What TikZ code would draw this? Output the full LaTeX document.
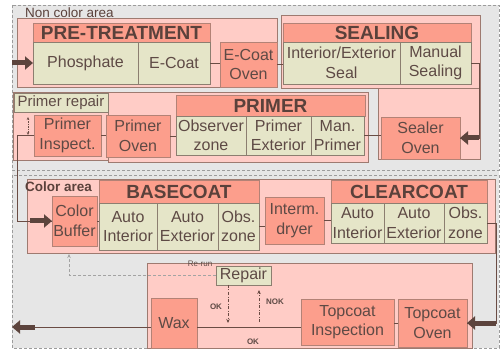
--
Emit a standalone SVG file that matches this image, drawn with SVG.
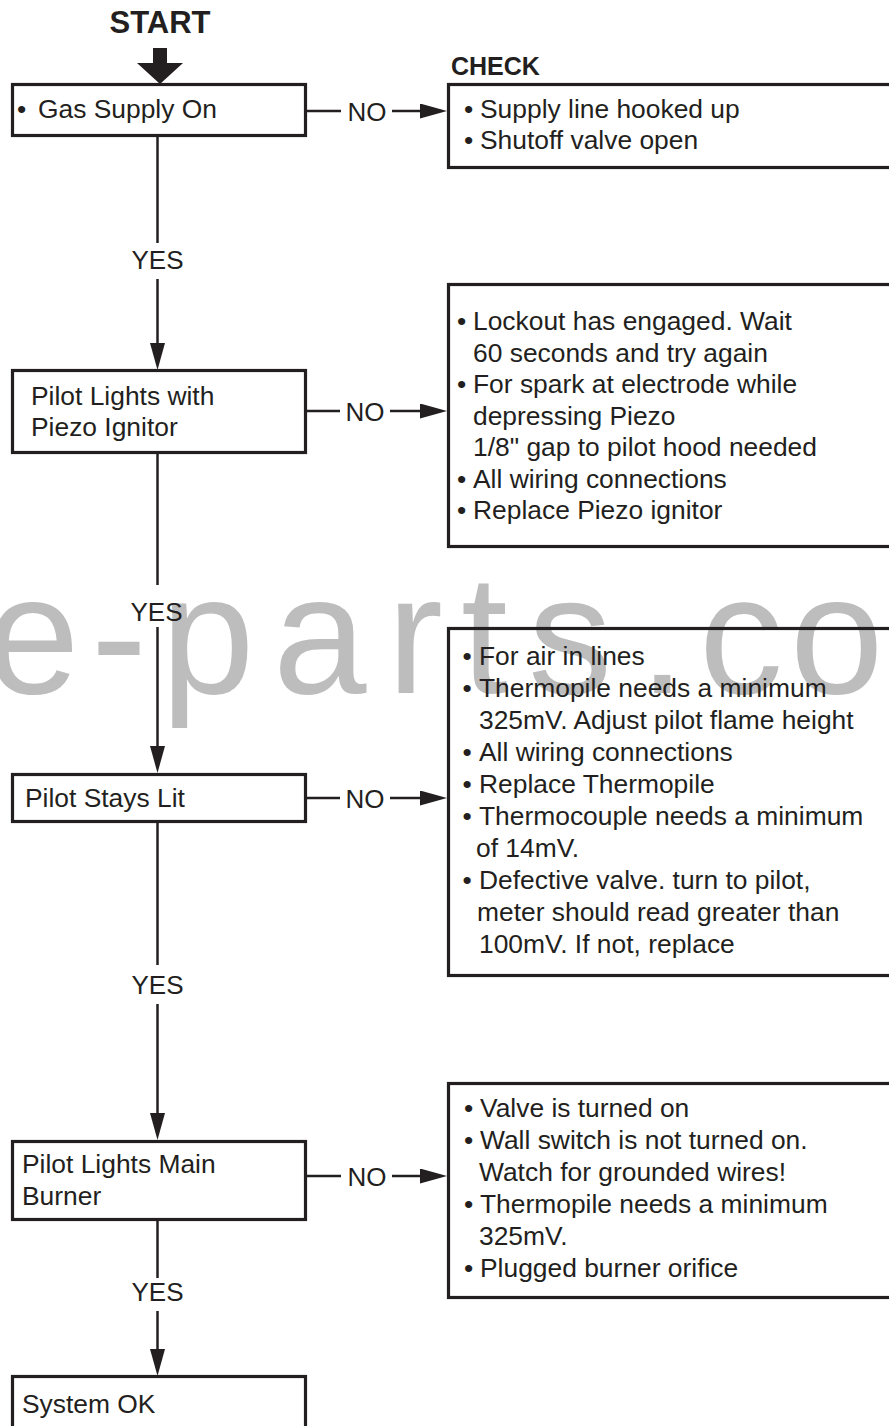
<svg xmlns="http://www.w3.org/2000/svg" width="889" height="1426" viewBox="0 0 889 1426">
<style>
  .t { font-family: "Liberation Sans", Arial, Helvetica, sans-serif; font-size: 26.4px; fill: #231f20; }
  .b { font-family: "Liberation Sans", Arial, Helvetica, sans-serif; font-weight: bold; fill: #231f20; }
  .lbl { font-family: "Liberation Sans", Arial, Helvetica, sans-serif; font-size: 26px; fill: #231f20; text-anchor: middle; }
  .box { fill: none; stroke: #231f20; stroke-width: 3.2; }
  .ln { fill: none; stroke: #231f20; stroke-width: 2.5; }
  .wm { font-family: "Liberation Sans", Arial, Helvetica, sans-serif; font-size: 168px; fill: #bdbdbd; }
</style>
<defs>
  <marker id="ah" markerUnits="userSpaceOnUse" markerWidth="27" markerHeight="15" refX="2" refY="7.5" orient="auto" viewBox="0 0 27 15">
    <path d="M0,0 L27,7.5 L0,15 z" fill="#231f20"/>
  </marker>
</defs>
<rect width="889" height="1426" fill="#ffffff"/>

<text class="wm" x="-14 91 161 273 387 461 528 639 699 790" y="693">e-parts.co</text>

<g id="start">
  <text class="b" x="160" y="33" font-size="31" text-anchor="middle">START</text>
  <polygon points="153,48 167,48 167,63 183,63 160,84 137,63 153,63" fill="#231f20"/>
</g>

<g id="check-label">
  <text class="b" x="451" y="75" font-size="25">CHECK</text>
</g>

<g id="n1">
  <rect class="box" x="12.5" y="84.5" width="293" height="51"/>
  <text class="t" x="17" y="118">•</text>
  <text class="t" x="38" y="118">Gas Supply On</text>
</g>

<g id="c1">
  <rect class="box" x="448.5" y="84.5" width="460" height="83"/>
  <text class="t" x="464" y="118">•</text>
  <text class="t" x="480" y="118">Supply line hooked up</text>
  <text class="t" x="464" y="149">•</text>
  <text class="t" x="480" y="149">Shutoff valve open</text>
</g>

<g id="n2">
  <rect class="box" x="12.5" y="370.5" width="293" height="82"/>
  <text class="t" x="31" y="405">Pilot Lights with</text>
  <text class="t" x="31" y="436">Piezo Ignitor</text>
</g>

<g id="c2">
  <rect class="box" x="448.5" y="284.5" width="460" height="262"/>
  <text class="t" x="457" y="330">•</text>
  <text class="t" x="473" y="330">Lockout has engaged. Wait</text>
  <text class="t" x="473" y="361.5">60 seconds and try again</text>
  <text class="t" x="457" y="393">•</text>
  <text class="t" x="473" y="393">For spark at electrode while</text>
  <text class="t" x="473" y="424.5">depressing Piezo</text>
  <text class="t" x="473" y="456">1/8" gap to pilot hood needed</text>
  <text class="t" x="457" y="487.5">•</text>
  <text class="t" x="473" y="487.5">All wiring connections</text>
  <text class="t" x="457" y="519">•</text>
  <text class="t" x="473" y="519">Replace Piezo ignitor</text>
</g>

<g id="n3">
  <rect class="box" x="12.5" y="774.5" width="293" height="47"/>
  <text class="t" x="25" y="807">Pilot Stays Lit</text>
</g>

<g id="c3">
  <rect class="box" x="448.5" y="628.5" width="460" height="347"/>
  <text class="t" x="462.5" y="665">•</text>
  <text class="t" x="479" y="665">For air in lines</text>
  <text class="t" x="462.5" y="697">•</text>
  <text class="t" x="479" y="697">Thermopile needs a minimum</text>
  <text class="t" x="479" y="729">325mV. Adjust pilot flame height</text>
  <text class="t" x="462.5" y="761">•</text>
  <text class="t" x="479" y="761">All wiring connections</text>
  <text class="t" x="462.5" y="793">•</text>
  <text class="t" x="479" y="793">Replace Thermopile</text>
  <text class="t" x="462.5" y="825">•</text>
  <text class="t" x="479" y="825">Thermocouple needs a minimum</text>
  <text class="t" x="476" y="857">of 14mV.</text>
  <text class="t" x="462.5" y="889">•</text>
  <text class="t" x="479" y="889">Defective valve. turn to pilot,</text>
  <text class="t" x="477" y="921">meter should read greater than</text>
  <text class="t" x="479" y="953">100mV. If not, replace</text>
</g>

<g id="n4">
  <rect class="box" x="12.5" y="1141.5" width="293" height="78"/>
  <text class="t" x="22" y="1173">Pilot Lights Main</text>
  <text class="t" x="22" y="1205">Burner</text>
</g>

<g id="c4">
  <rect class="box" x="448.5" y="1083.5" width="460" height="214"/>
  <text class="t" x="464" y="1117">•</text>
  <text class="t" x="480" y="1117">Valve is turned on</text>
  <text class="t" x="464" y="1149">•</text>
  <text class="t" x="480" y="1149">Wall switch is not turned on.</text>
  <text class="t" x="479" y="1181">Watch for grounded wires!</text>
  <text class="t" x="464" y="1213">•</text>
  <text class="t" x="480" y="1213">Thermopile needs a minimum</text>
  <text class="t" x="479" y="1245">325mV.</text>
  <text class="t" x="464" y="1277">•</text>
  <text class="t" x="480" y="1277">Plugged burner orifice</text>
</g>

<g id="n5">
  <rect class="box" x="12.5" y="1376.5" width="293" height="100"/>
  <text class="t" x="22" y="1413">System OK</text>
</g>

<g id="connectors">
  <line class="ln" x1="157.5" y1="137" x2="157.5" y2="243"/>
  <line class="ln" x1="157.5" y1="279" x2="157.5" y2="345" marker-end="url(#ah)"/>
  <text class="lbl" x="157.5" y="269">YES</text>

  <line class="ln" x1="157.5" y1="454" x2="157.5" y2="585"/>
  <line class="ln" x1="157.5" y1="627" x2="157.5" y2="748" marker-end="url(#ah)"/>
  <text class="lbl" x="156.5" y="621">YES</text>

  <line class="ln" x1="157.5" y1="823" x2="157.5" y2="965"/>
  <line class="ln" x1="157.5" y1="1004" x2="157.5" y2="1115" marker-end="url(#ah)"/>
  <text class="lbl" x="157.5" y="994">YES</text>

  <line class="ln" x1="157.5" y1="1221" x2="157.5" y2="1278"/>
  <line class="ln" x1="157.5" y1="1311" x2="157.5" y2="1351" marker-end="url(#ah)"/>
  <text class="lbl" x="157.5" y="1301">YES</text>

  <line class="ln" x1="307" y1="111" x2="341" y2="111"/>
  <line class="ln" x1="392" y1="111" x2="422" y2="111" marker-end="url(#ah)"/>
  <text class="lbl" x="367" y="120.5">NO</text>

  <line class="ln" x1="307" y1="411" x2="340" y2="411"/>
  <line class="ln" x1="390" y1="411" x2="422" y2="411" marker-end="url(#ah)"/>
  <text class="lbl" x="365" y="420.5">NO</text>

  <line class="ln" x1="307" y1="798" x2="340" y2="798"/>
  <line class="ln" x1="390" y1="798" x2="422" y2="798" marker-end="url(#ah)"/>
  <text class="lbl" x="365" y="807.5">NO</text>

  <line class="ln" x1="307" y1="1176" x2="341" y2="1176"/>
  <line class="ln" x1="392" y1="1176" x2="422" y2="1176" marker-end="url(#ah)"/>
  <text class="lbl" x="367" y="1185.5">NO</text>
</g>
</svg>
* * *
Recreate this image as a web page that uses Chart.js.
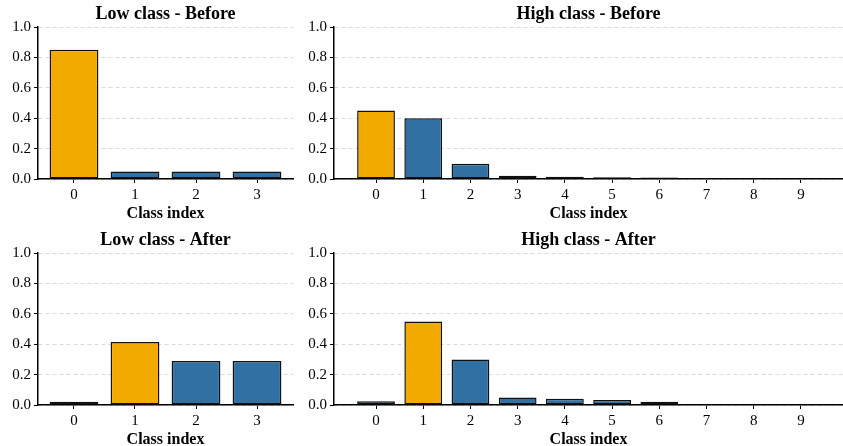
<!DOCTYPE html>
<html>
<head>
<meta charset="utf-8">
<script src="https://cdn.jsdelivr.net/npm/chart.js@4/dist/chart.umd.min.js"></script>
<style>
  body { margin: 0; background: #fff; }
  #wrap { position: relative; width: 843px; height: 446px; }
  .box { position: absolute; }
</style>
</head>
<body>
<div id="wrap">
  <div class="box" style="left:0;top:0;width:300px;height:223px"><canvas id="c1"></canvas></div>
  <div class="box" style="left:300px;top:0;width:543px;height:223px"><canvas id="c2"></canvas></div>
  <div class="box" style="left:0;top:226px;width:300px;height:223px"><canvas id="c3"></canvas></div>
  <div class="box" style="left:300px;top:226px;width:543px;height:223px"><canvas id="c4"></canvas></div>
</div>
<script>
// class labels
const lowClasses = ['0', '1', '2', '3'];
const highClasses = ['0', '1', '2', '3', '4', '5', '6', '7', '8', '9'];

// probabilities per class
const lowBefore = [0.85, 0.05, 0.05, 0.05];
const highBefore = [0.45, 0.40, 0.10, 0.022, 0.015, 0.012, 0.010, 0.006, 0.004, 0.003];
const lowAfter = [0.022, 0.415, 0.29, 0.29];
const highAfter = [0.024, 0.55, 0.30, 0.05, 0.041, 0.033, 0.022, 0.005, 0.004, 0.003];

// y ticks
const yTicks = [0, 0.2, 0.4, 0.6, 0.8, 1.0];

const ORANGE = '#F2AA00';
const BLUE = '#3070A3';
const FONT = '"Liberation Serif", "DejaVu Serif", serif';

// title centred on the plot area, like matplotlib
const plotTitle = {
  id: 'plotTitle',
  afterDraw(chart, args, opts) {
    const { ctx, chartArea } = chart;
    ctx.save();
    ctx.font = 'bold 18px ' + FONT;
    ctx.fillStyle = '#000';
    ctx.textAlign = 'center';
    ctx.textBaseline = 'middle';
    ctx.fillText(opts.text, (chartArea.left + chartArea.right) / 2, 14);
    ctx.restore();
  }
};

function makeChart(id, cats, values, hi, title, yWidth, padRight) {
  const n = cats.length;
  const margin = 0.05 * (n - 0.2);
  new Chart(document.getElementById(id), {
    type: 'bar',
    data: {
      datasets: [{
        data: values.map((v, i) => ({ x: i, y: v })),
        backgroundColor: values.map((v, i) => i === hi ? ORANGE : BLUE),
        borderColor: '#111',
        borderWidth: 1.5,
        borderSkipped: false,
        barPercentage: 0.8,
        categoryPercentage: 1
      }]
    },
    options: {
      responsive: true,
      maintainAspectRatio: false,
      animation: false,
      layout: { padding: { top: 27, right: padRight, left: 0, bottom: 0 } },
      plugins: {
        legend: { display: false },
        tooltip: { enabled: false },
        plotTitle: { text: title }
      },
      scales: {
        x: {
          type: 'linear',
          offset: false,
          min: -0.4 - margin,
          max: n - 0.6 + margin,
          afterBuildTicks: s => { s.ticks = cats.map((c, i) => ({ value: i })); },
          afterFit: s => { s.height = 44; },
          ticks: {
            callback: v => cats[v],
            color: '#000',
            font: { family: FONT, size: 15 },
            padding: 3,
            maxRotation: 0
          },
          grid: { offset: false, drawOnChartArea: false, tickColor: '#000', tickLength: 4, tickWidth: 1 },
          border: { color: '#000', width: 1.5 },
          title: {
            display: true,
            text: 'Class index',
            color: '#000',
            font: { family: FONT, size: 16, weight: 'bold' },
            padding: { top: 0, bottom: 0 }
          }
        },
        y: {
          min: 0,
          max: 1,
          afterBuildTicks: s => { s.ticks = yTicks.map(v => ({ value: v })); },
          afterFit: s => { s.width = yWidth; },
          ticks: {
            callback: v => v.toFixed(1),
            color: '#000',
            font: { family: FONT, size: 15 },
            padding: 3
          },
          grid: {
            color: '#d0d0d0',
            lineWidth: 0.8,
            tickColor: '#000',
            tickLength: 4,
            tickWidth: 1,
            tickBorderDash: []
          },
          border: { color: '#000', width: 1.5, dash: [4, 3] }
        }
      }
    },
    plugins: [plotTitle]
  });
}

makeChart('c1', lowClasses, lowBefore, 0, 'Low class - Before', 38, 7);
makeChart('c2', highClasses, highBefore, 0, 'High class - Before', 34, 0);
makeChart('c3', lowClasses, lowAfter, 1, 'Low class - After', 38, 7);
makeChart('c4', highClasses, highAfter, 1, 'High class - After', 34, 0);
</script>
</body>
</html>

REQUIRED WORK - List all lines above in which the string "with" appears.

FINAL RESULT -
Emit a standalone SVG file that matches this image, drawn with SVG.
  <text class="t" x="31" y="405">Pilot Lights with</text>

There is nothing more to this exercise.